The relationship between the citizens and the European Union needs to be improved. More democratic processes are of uttermost importance for the future of the Union. A possible innovation to be extended both in time and scope could be the concept of citizens’ consultations. In many town hall meetings all over the Union women and men are asked to articulate their ideas on the future and Europe. However, before this concept is transferred into the political reform process, strong evidence is needed that they can have a real impact in the citizens’ adhesion to the European perspective and the decision-making process.

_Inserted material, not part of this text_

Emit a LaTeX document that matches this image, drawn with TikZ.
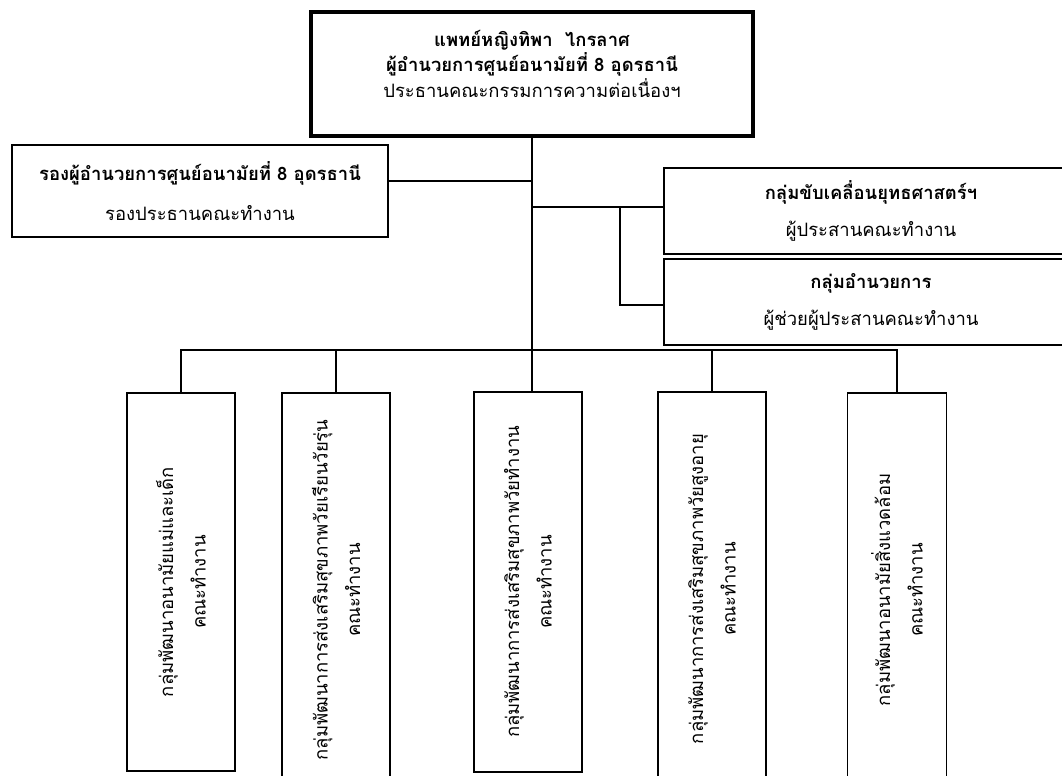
\documentclass[tikz,border=0pt]{standalone}
\usepackage{fontspec}
\newfontfamily\thaifont[Script=Thai]{Loma}
\usetikzlibrary{positioning}

\begin{document}
\begin{tikzpicture}[x=0.02cm, y=-0.02cm, font=\thaifont\fontsize{10.5}{12.5}\selectfont, line width=1.1pt]
\tikzstyle{bx}=[draw, align=center, inner sep=0pt]
\tikzstyle{vbx}=[bx, rotate=90, minimum height=2.16cm]

\useasboundingbox (0,0) rectangle (1062,776);

% head of the committee
\node[bx, line width=1.8pt, minimum width=8.84cm, minimum height=2.48cm] (head) at (532,74) {};
\node[align=center] (headtxt) at (532,64)
  {\textbf{แพทย์หญิงทิพา\ \ ไกรลาศ}\\[0.5pt]\textbf{ผู้อำนวยการศูนย์อนามัยที่ 8 อุดรธานี}\\[0.5pt]ประธานคณะกรรมการความต่อเนื่องฯ};

\node[bx, minimum width=7.52cm, minimum height=1.84cm] (vice) at (200,191)
  {\textbf{รองผู้อำนวยการศูนย์อนามัยที่ 8 อุดรธานี}\\[10pt]รองประธานคณะทำงาน};
\draw ([yshift=0.2cm]vice.east) -- ([yshift=0.2cm]vice.east -| head.south);

% coordinators on the right
\node[bx, minimum width=8.3cm, minimum height=1.72cm] (strat) at (871,211)
  {\textbf{กลุ่มขับเคลื่อนยุทธศาสตร์ฯ}\\[9pt]ผู้ประสานคณะทำงาน};
\node[bx, minimum width=8.3cm, minimum height=1.72cm, below=0.06cm of strat] (admin)
  {\textbf{กลุ่มอำนวยการ}\\[9pt]ผู้ช่วยผู้ประสานคณะทำงาน};
\draw ([yshift=0.08cm]strat.west) -- ([yshift=0.08cm]strat.west -| head.south);
\coordinate (jn) at (620,207);
\draw (jn) |- ([yshift=-0.06cm]admin.west);

% working groups (rotated: east = top of box)
\coordinate (bus) at (532,350);
\node[vbx, minimum width=7.58cm] (g1) at (181,582) {กลุ่มพัฒนาอนามัยแม่และเด็ก\\[6pt]คณะทำงาน};
\node[vbx, minimum width=7.9cm] (g2) at (336,590) {กลุ่มพัฒนาการส่งเสริมสุขภาพวัยเรียนวัยรุ่น\\[6pt]คณะทำงาน};
\node[vbx, minimum width=7.6cm] (g3) at (528,582) {กลุ่มพัฒนาการส่งเสริมสุขภาพวัยทำงาน\\[6pt]คณะทำงาน};
\node[vbx, minimum width=7.9cm] (g4) at (712,589) {กลุ่มพัฒนาการส่งเสริมสุขภาพวัยสูงอายุ\\[6pt]คณะทำงาน};
\node[vbx, minimum width=7.9cm, minimum height=1.98cm] (g5) at (897,590) {กลุ่มพัฒนาอนามัยสิ่งแวดล้อม\\[6pt]คณะทำงาน};

\draw (head.south) -- (head.south |- g3.east);
\draw (g1.east) -- (g1.east |- bus) -- (g5.east |- bus) -- (g5.east);
\draw (g2.east) -- (g2.east |- bus);
\draw (g4.east) -- (g4.east |- bus);
\end{tikzpicture}
\end{document}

We request the European Parliament to take the initiative and trigger an ambitious constitutional reform. This could take the form of a dedicated Convention working on the basis of a draft presented by the European Parliament, and with contributions from member states, regions, local authorities and other representatives of civil society and citizens.
The Union of European Federalists is prepared to accompany and to contribute actively to the reform process of the European Union.